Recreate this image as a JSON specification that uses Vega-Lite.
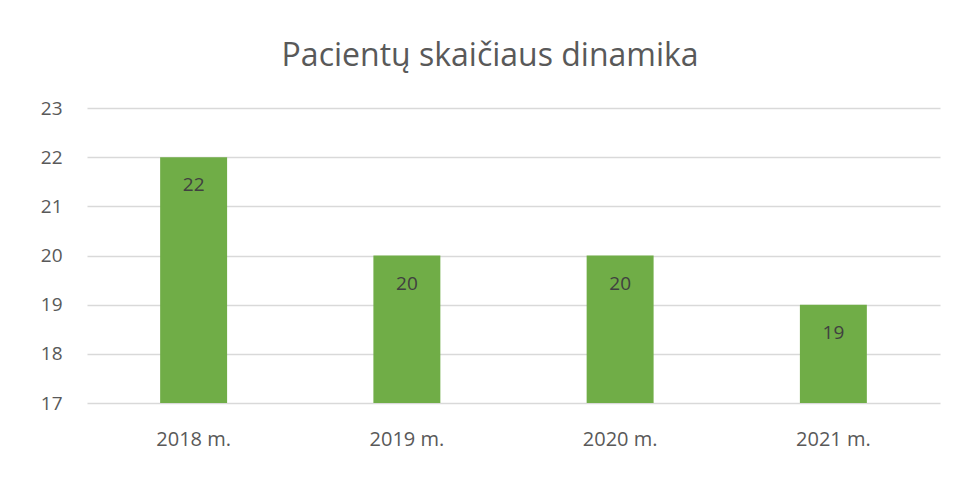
{
  "$schema": "https://vega.github.io/schema/vega-lite/v6.json",
  "autosize": "none",
  "width": 853,
  "height": 295,
  "padding": {"left": 87, "top": 108, "right": 21, "bottom": 76},
  "background": "white",
  "title": {
    "text": "Pacientų skaičiaus dinamika",
    "fontSize": 32,
    "font": "Open Sans",
    "fontWeight": "normal",
    "color": "#595959",
    "anchor": "middle",
    "frame": "bounds",
    "offset": 26
  },
  "data": {
    "values": [
      {"year": "2018 m.", "value": 22},
      {"year": "2019 m.", "value": 20},
      {"year": "2020 m.", "value": 20},
      {"year": "2021 m.", "value": 19}
    ]
  },
  "config": {
    "view": {"stroke": null},
    "font": "Open Sans"
  },
  "encoding": {
    "x": {
      "field": "year",
      "type": "nominal",
      "sort": null,
      "scale": {"paddingInner": 0.686, "paddingOuter": 0.343},
      "axis": {
        "title": null,
        "labelAngle": 0,
        "labelFontSize": 20,
        "labelColor": "#595959",
        "labelFont": "Open Sans",
        "labelPadding": 26,
        "labelOverlap": false,
        "domain": false,
        "ticks": false,
        "grid": false
      }
    },
    "y": {
      "field": "value",
      "type": "quantitative",
      "scale": {"domain": [17, 23], "zero": false, "nice": false},
      "axis": {
        "title": null,
        "values": [17, 18, 19, 20, 21, 22, 23],
        "labelFontSize": 19,
        "labelColor": "#595959",
        "labelFont": "Open Sans",
        "labelPadding": 25,
        "labelOverlap": false,
        "domain": false,
        "ticks": false,
        "grid": true,
        "gridColor": "#d9d9d9",
        "gridWidth": 1.5
      }
    }
  },
  "layer": [
    {
      "mark": {"type": "bar", "color": "#70ad47", "clip": true}
    },
    {
      "mark": {
        "type": "text",
        "baseline": "middle",
        "dy": 28,
        "fontSize": 19,
        "color": "#404040",
        "font": "Open Sans"
      },
      "encoding": {"text": {"field": "value", "type": "quantitative"}}
    }
  ]
}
————
#### What is being asked:
Set the data above down again exactly as given, with no pictures.

#### Response to the exercise:
Recreate this image as a JSON specification that uses Vega-Lite.
{
  "$schema": "https://vega.github.io/schema/vega-lite/v6.json",
  "autosize": "none",
  "width": 853,
  "height": 295,
  "padding": {"left": 87, "top": 108, "right": 21, "bottom": 76},
  "background": "white",
  "title": {
    "text": "Pacientų skaičiaus dinamika",
    "fontSize": 32,
    "font": "Open Sans",
    "fontWeight": "normal",
    "color": "#595959",
    "anchor": "middle",
    "frame": "bounds",
    "offset": 26
  },
  "data": {
    "values": [
      {"year": "2018 m.", "value": 22},
      {"year": "2019 m.", "value": 20},
      {"year": "2020 m.", "value": 20},
      {"year": "2021 m.", "value": 19}
    ]
  },
  "config": {
    "view": {"stroke": null},
    "font": "Open Sans"
  },
  "encoding": {
    "x": {
      "field": "year",
      "type": "nominal",
      "sort": null,
      "scale": {"paddingInner": 0.686, "paddingOuter": 0.343},
      "axis": {
        "title": null,
        "labelAngle": 0,
        "labelFontSize": 20,
        "labelColor": "#595959",
        "labelFont": "Open Sans",
        "labelPadding": 26,
        "labelOverlap": false,
        "domain": false,
        "ticks": false,
        "grid": false
      }
    },
    "y": {
      "field": "value",
      "type": "quantitative",
      "scale": {"domain": [17, 23], "zero": false, "nice": false},
      "axis": {
        "title": null,
        "values": [17, 18, 19, 20, 21, 22, 23],
        "labelFontSize": 19,
        "labelColor": "#595959",
        "labelFont": "Open Sans",
        "labelPadding": 25,
        "labelOverlap": false,
        "domain": false,
        "ticks": false,
        "grid": true,
        "gridColor": "#d9d9d9",
        "gridWidth": 1.5
      }
    }
  },
  "layer": [
    {
      "mark": {"type": "bar", "color": "#70ad47", "clip": true}
    },
    {
      "mark": {
        "type": "text",
        "baseline": "middle",
        "dy": 28,
        "fontSize": 19,
        "color": "#404040",
        "font": "Open Sans"
      },
      "encoding": {"text": {"field": "value", "type": "quantitative"}}
    }
  ]
}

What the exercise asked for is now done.